6. Give the Revenue €100 million to beef up its operations, in part by hiring on two-year contracts 500 of the young accountants, bankers, computer geeks and financial analysts being made redundant. We’ll get back much more than we spend. The cost of running the Revenue is 0.7 per cent of the taxes and levies collected. And there is a lot more to be collected. Random audits of self-assessed tax returns show that between one-quarter and one-third are underdeclaring tax liabilities. More audits mean more money.
With the extra staff, the Revenue should systematically re-audit those who have been found to be underdeclaring in previous years. (Astonishingly, it stopped doing this in 2002, even though at that point 60 per cent of the dodgers were known to be serial offenders.)
It should also do more comprehensive audits – it only does about 3,800 a year, even though they yielded €345 million in 2007. It should pursue the €1.3 billion in taxes that were outstanding in 2008. It should pursue the directors of companies that go into liquidation with large tax debts – an option, it says, that has been “seriously considered” but “rarely undertaken”, and aim to at least halve the €120 million in unpaid taxes it wrote off last year.
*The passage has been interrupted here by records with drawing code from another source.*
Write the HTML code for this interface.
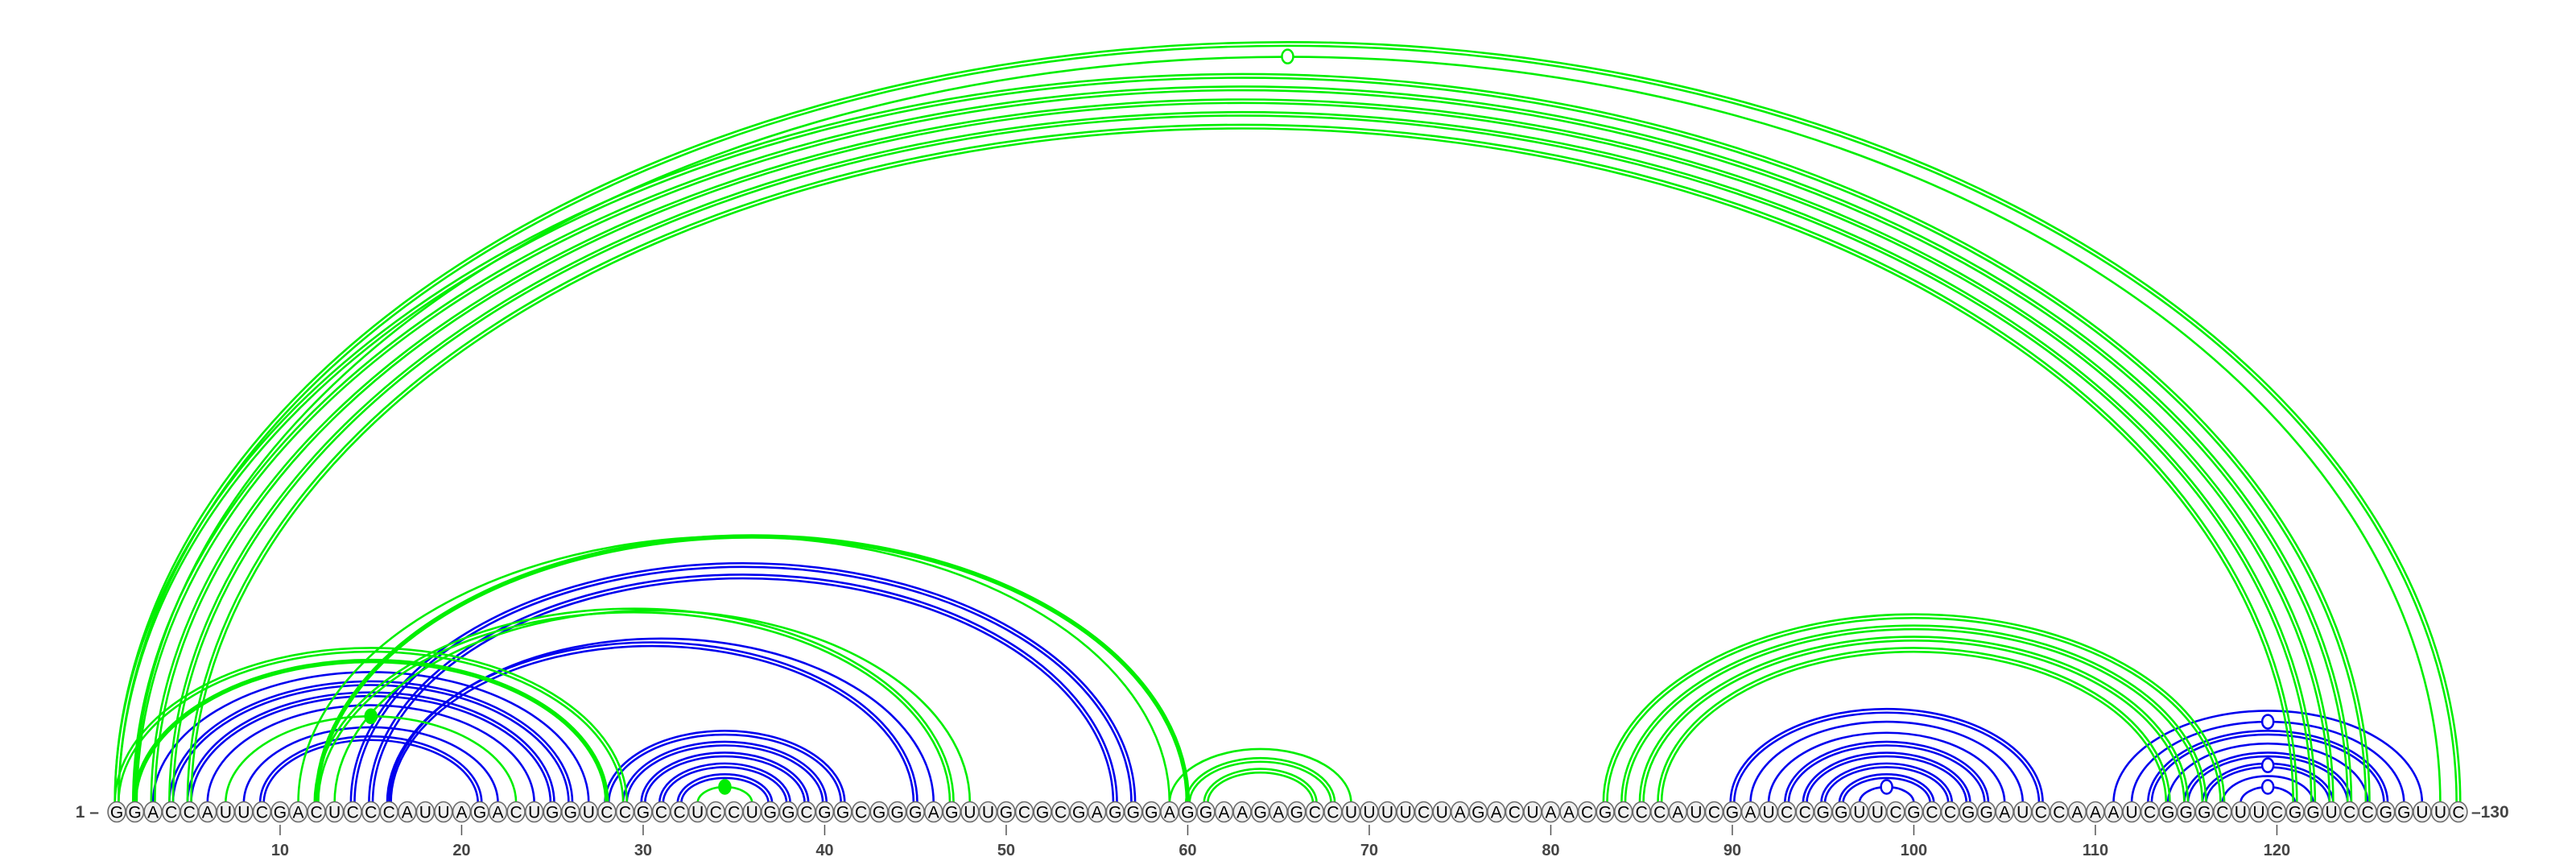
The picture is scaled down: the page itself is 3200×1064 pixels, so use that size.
<!DOCTYPE html>
<html><head><meta charset="utf-8"><style>
html,body{margin:0;padding:0;background:#fff;}
svg{display:block;font-family:"Liberation Sans",sans-serif;}
</style></head><body>
<svg id="chart" width="3200" height="1064" viewBox="0 0 3200 1064" xmlns="http://www.w3.org/2000/svg">
<g id="arcs"></g>
<g id="nts"></g>
<g id="axis"></g>
</svg>
<script>
const sequence = "GGACCAUUCGACUCCCAUUAGACUGGUCCGCCUCCUGGCGGCGGGAGUUGCGCGAGGGAGGAAGAGCCUUUUCUAGACUAACGCCCAUCGAUCCGGUUCGCCGGAUCCAAAUCGGGCUUCGGUCCGGUUC";
const tickPositions = [10,20,30,40,50,60,70,80,90,100,110,120];
// blue structure pairs: [i, j, style, marker]
const bluePairs = [
 [3,27,"s",""],[4,26,"d",""],[5,25,"d",""],[6,24,"s",""],[8,22,"s",""],[9,21,"d",""],
 [14,57,"d",""],[15,56,"d",""],[16,45,"d",""],[16,46,"s",""],
 [28,41,"d",""],[29,40,"d",""],[30,39,"d",""],[31,38,"d",""],[32,37,"d",""],
 [90,107,"d",""],[91,106,"s",""],[92,105,"s",""],[93,104,"d",""],[94,103,"d",""],[95,102,"d",""],[96,101,"d",""],[97,100,"s","open"],
 [111,128,"s",""],[112,127,"s","open"],[113,126,"d",""],[114,125,"s",""],[115,124,"d",""],[116,123,"d","open"],[117,122,"s",""],[118,121,"s","open"]
];
// green structure pairs
const greenPairs = [
 [1,130,"d",""],[2,129,"s","open"],[1,125,"d",""],[2,124,"d",""],[3,123,"d",""],[4,122,"d",""],[5,121,"d",""],
 [1,29,"d",""],[2,28,"t",""],[7,23,"s","filled"],
 [12,60,"t",""],[11,59,"s",""],[12,47,"d",""],[13,48,"s",""],
 [33,36,"s","filled"],
 [59,69,"s",""],[60,68,"d",""],[61,67,"d",""],
 [83,117,"d",""],[84,116,"d",""],[85,115,"d",""],[86,114,"d",""]
];
const NS="http://www.w3.org/2000/svg";
const X0=145, DX=22.55, YC=1008, Y0=997;
function xs(i){return X0+(i-1)*DX;}
function ryOf(hw){return 0.59*hw+0.00004*hw*hw;}
const arcsG=document.getElementById('arcs');
function arcPath(x1,x2,off){
  const hw=(x2-x1)/2, ry=ryOf(hw)+off;
  return `M${x1-off},${Y0} A${hw+off},${ry} 0 0 1 ${x2+off},${Y0}`;
}
function drawPairs(pairs,color,name){
  pairs.forEach(p=>{
    const x1=xs(p[0]), x2=xs(p[1]);
    const offs = p[2]==="d"?[-2.3,2.3]:[0];
    const w = p[2]==="t"?5.5:2.6;
    offs.forEach(o=>{
      const path=document.createElementNS(NS,'path');
      path.setAttribute('d',arcPath(x1,x2,o));
      path.setAttribute('fill','none');
      path.setAttribute('stroke',color);
      path.setAttribute('stroke-width',w);
      
      
      arcsG.appendChild(path);
    });
    if(p[3]){
      const hw=(x2-x1)/2;
      const m=document.createElementNS(NS,'ellipse');
      m.setAttribute('cx',(x1+x2)/2);
      m.setAttribute('cy',Y0-ryOf(hw));
      m.setAttribute('rx',7);m.setAttribute('ry',8.5);
      m.setAttribute('fill',p[3]==="filled"?color:'#fff');
      m.setAttribute('stroke',color);m.setAttribute('stroke-width',2.5);
      
      
      arcsG.appendChild(m);
    }
  });
}
drawPairs(bluePairs,'#0000ee','blue-structure');
drawPairs(greenPairs,'#00ee00','green-structure');

const ntG=document.getElementById('nts');
for(let i=1;i<=sequence.length;i++){
  const g=document.createElementNS(NS,'g');
  
  
  const e=document.createElementNS(NS,'ellipse');
  e.setAttribute('cx',xs(i));e.setAttribute('cy',YC);
  e.setAttribute('rx',10.9);e.setAttribute('ry',12.5);
  e.setAttribute('fill','#f0f0f0');e.setAttribute('stroke','#6a6a6a');e.setAttribute('stroke-width',1.6);
  g.appendChild(e);
  const t=document.createElementNS(NS,'text');
  t.setAttribute('x',xs(i));t.setAttribute('y',YC+7.5);
  t.setAttribute('text-anchor','middle');t.setAttribute('font-size','21');t.setAttribute('fill','#000');
  t.textContent=sequence[i-1];
  g.appendChild(t);
  ntG.appendChild(g);
}
const ax=document.getElementById('axis');
tickPositions.forEach(p=>{
  const l=document.createElementNS(NS,'line');
  l.setAttribute('x1',xs(p));l.setAttribute('x2',xs(p));
  l.setAttribute('y1',1024);l.setAttribute('y2',1037);
  l.setAttribute('stroke','#555');l.setAttribute('stroke-width',1.5);
  
  
  ax.appendChild(l);
  const t=document.createElementNS(NS,'text');
  t.setAttribute('x',xs(p));t.setAttribute('y',1062);
  t.setAttribute('text-anchor','middle');t.setAttribute('font-size','20');
  t.setAttribute('font-weight','bold');t.setAttribute('fill','#444');
  
  
  t.textContent=p;
  ax.appendChild(t);
});
const st=document.createElementNS(NS,'text');
st.setAttribute('x',xs(1)-22);st.setAttribute('y',YC+7);
st.setAttribute('text-anchor','end');st.setAttribute('font-size','21');
st.setAttribute('font-weight','bold');st.setAttribute('fill','#444');


st.textContent='1 –';
ax.appendChild(st);
const en=document.createElementNS(NS,'text');
en.setAttribute('x',xs(sequence.length)+16);en.setAttribute('y',YC+7);
en.setAttribute('text-anchor','start');en.setAttribute('font-size','21');
en.setAttribute('font-weight','bold');en.setAttribute('fill','#444');


en.textContent='–130';
ax.appendChild(en);
</script>
</body></html>
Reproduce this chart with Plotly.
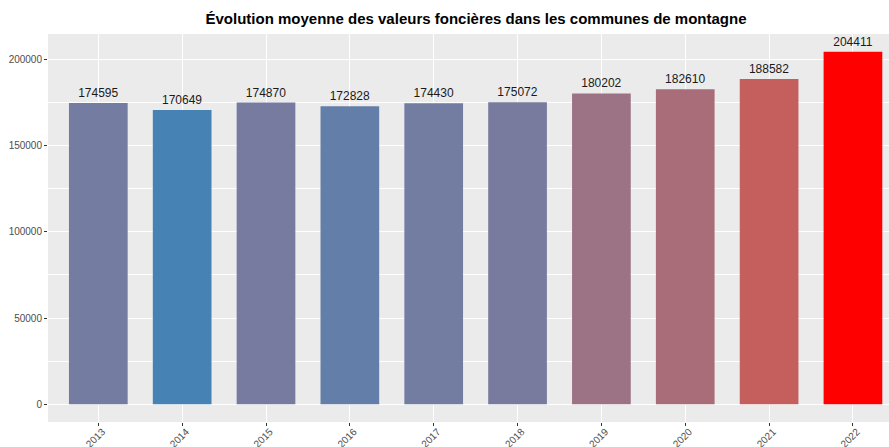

Legislation, meanwhile, must be changed to force the courts to impose custodial sentences for serious tax evasion – just one person has gone to jail for it in the past five years. (By contrast, 12 people were jailed in 2007 alone for social welfare fraud.)
A conservative estimate of the yield from more audits, better compliance and serious disincentives to tax evasion is €500 million in extra revenue after the additional costs.
7. Squeeze landlords. The State spends €877 million in tax relief for landlords, €440 million a year on rent supplements for welfare recipients, and €130 million on rental for its own offices. These figures are massively inflated by the property boom, and must be slashed. By ending the tax subsidy, we should save at least €500 million this year. And as a huge player in the rental market, the State should use its muscle to save at least another €100 million.
8. Cut the codology. No first-class travel or hotels. Halve the number of junior Ministers. Stop nonsense like the payment of €62,000 in travel expenses in the past three years to one prison officer, or the continued payment of “Border duty” allowances to gardaí and soldiers a decade after the Troubles ended. End the Horse and Greyhound Racing Fund (€70 million this year). It must be possible to save at least €250 million of unnecessary expenditure.
These eight measures alone would save or raise €6 billion – without raising income tax rates, cutting welfare payments or harming social services. On their own, they won’t fix the long-term problem, but they’ll stop the bleeding. They will also give us the confidence to believe that, along with all we’re losing, we’ve gained something – the ability to make choices that are both rational and fair.